Parents’ financial responsibility is one of the most complex parts of parenting. Child support concerns begin when you have a child and decide to separate from your current partner for different circumstances.
The courts begin to act when a parent falls behind with their payments. However, a constant concern is what happens if these amounts are owed, and the child turns 18. So, how are these payments collected?
Is there reimbursement on all past due child support payments?
When the responsible parent falls behind on their child support payments, these payments accumulate, and there is a responsibility to catch up even if the child turns 18. However, the statutes of limitation vary depending on your state.
In some states, the custodial parent can continue to collect the arrears even if the child is of age; it is considered repayment to the legal guardian who took care of the child’s needs for so long.

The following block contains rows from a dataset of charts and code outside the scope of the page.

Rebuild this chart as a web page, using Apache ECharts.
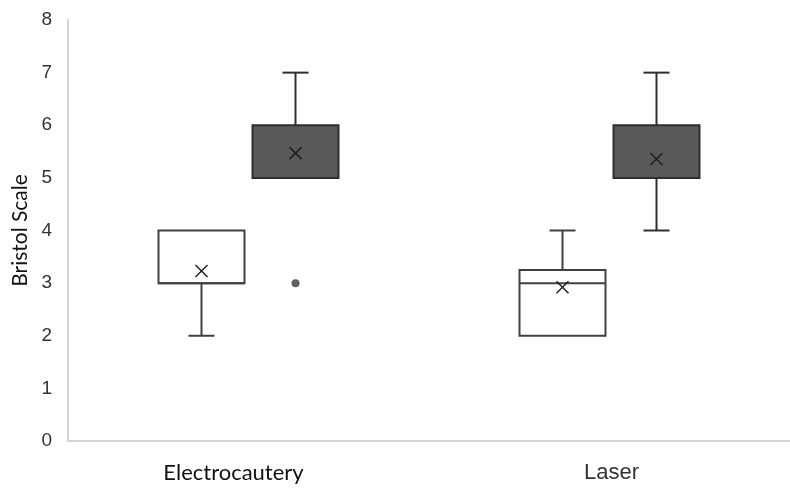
<!DOCTYPE html>
<html>
<head>
<meta charset="utf-8">
<script src="https://cdn.jsdelivr.net/npm/echarts@6/dist/echarts.min.js"></script>
<style>
  html, body { margin: 0; padding: 0; background: #fff; }
  #chart { width: 790px; height: 488px; }
</style>
</head>
<body>
<div id="chart"></div>
<script>
var categories = ['Electrocautery', 'Laser'];
// [min, Q1, median, Q3, max]
var lightBoxes = [[2, 3, 3, 4, 4], [2, 2, 3, 3.25, 4]];
var lightMeans = [3.23, 2.92];
var darkBoxes = [[5, 5, 5, 6, 7], [4, 5, 5, 6, 7]];
var darkMeans = [5.47, 5.36];
// [category index, value]
var darkOutliers = [[0, 3]];

var myChart = echarts.init(document.getElementById('chart'));

function buildRows(boxes, means) {
	return boxes.map(function (b, i) {
		return [i, b[0], b[1], b[2], b[3], b[4], means[i]];
	});
}

// box drawn at category center + shift (pixels)
function boxRenderer(shift, fill, stroke) {
	return function (params, api) {
		var cat = api.value(0);
		var x = api.coord([cat, 0])[0] + shift;
		var half = 43, cap = 13;
		var y = [1, 2, 3, 4, 5, 6].map(function (k) {
			return api.coord([cat, api.value(k)])[1];
		});
		var line = { stroke: stroke, lineWidth: 2 };
		var kids = [];
		if (api.value(1) < api.value(2)) {
			kids.push({ type: 'line', shape: { x1: x, y1: y[0], x2: x, y2: y[1] }, style: line });
			kids.push({ type: 'line', shape: { x1: x - cap, y1: y[0], x2: x + cap, y2: y[0] }, style: line });
		}
		if (api.value(5) > api.value(4)) {
			kids.push({ type: 'line', shape: { x1: x, y1: y[4], x2: x, y2: y[3] }, style: line });
			kids.push({ type: 'line', shape: { x1: x - cap, y1: y[4], x2: x + cap, y2: y[4] }, style: line });
		}
		kids.push({
			type: 'rect',
			shape: { x: x - half, y: y[3], width: half * 2, height: y[1] - y[3] },
			style: { fill: fill, stroke: stroke, lineWidth: 2 }
		});
		kids.push({ type: 'line', shape: { x1: x - half, y1: y[2], x2: x + half, y2: y[2] }, style: line });
		var m = y[5], s = 6;
		var mark = { stroke: '#1e1e1e', lineWidth: 1.5 };
		kids.push({ type: 'line', shape: { x1: x - s, y1: m - s, x2: x + s, y2: m + s }, style: mark });
		kids.push({ type: 'line', shape: { x1: x - s, y1: m + s, x2: x + s, y2: m - s }, style: mark });
		return { type: 'group', children: kids };
	};
}

var option = {
	backgroundColor: '#fff',
	animation: false,
	grid: { left: 68, right: -9, top: 20, bottom: 47 },
	xAxis: {
		type: 'category',
		data: categories,
		axisLine: { lineStyle: { color: '#d4d4d4', width: 2 } },
		axisTick: { show: false },
		axisLabel: {
			margin: 21,
			formatter: function (v) {
				return v === 'Electrocautery' ? '{a|' + v + '}' : '{b|' + v + '}';
			},
			rich: {
				a: { fontFamily: 'Lato', fontSize: 22, color: '#111', padding: [0, 30, 0, 0] },
				b: { fontFamily: 'Liberation Sans', fontSize: 22, color: '#333', padding: [0, 0, 0, 4] }
			}
		}
	},
	yAxis: {
		type: 'value',
		min: 0,
		max: 8,
		interval: 1,
		name: 'Bristol Scale',
		nameLocation: 'middle',
		nameGap: 34,
		nameRotate: 90,
		nameTextStyle: { fontFamily: 'Lato', fontSize: 21, color: '#111' },
		axisLine: { show: true, lineStyle: { color: '#d4d4d4', width: 2 } },
		axisTick: { show: false },
		splitLine: { show: false },
		axisLabel: { margin: 16, fontFamily: 'Liberation Sans', fontSize: 19, color: '#333' }
	},
	series: [
		{
			type: 'custom',
			renderItem: boxRenderer(-47, '#ffffff', '#404040'),
			encode: { x: 0, y: [1, 2, 3, 4, 5, 6] },
			data: buildRows(lightBoxes, lightMeans)
		},
		{
			type: 'custom',
			renderItem: boxRenderer(47, '#595959', '#2e2e2e'),
			encode: { x: 0, y: [1, 2, 3, 4, 5, 6] },
			data: buildRows(darkBoxes, darkMeans)
		},
		{
			type: 'scatter',
			symbol: 'circle',
			symbolSize: 8,
			symbolOffset: [47, 0],
			itemStyle: { color: '#3a3a3a' },
			data: darkOutliers
		}
	]
};
myChart.setOption(option);
</script>
</body>
</html>
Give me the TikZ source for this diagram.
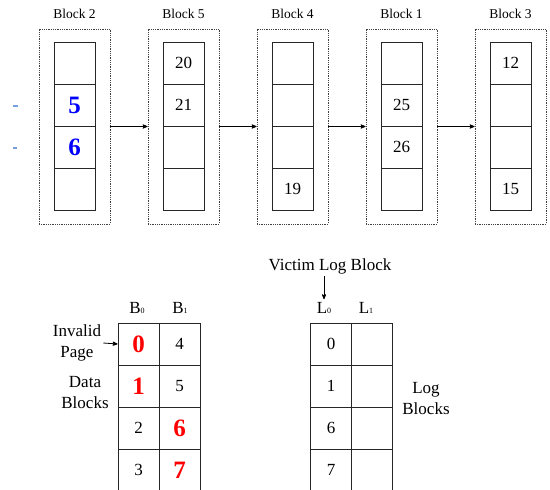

In other states, the parent is prohibited from collecting child support after the 18th birthday. We can point out some statute of limitations in some states:
- Florida: no statute of limitations
- Arkansas: up to 5 years after the child’s 18th birthday
- New York: 20 years after the 18th birthday
- California: no statute of limitations
- Montana: 10 years after the 18th birthday
- Ohio: no statute of limitations
- New Jersey: 5 years after the child’s 18th birthday
Who recovers back payments after the 18th birthday?
In most cases, the payments go to the parent responsible for 100% of the child’s needs. It is considered a reimbursement for all the money, time, and willingness devoted to the child’s upbringing.
But this law changes depending on the state you are in. In some places in the United States, delinquent money is ordered to be deposited directly to the child rather than to the custodial parent, which requires a new court order. Otherwise, payments will continue to be made to the original payee.
If the person responsible for the payments refuses to catch up, the court will begin to take measures to put pressure on them. Among the alternatives are:
- Withholding or revoking the noncustodial parent’s passport and driver’s licenses until they catch up on outstanding payments
- Seizure of refund checks on his income taxes
- Wage garnishment
- A lien is placed on real and personal property
- Some may pay a prison sentence
Are there changes in the amount of money after the age of majority?
Depending on the court where your claim is being processed, there may be changes in the child support order after the child reaches the age of majority. The variation in amounts depends on the case filed.
Following the general rule, we must pay all arrearages before the child support order is dismissed. It is common for the custodial parent to speak with an attorney to ensure that rights are not lost due to time constraints.
The process of filing for back payments after the age of 18
After all of the above, you will know it will depend on the time the parent has gone without paying child support. Either way, there will already be an application for contempt for arrears, and the courts will keep an eye on it until the payments are completed.
Especially when the reimbursements will be to the state because the custodial parent was on welfare due to non-payment of support, you should contact your attorney to find out the procedure in your case.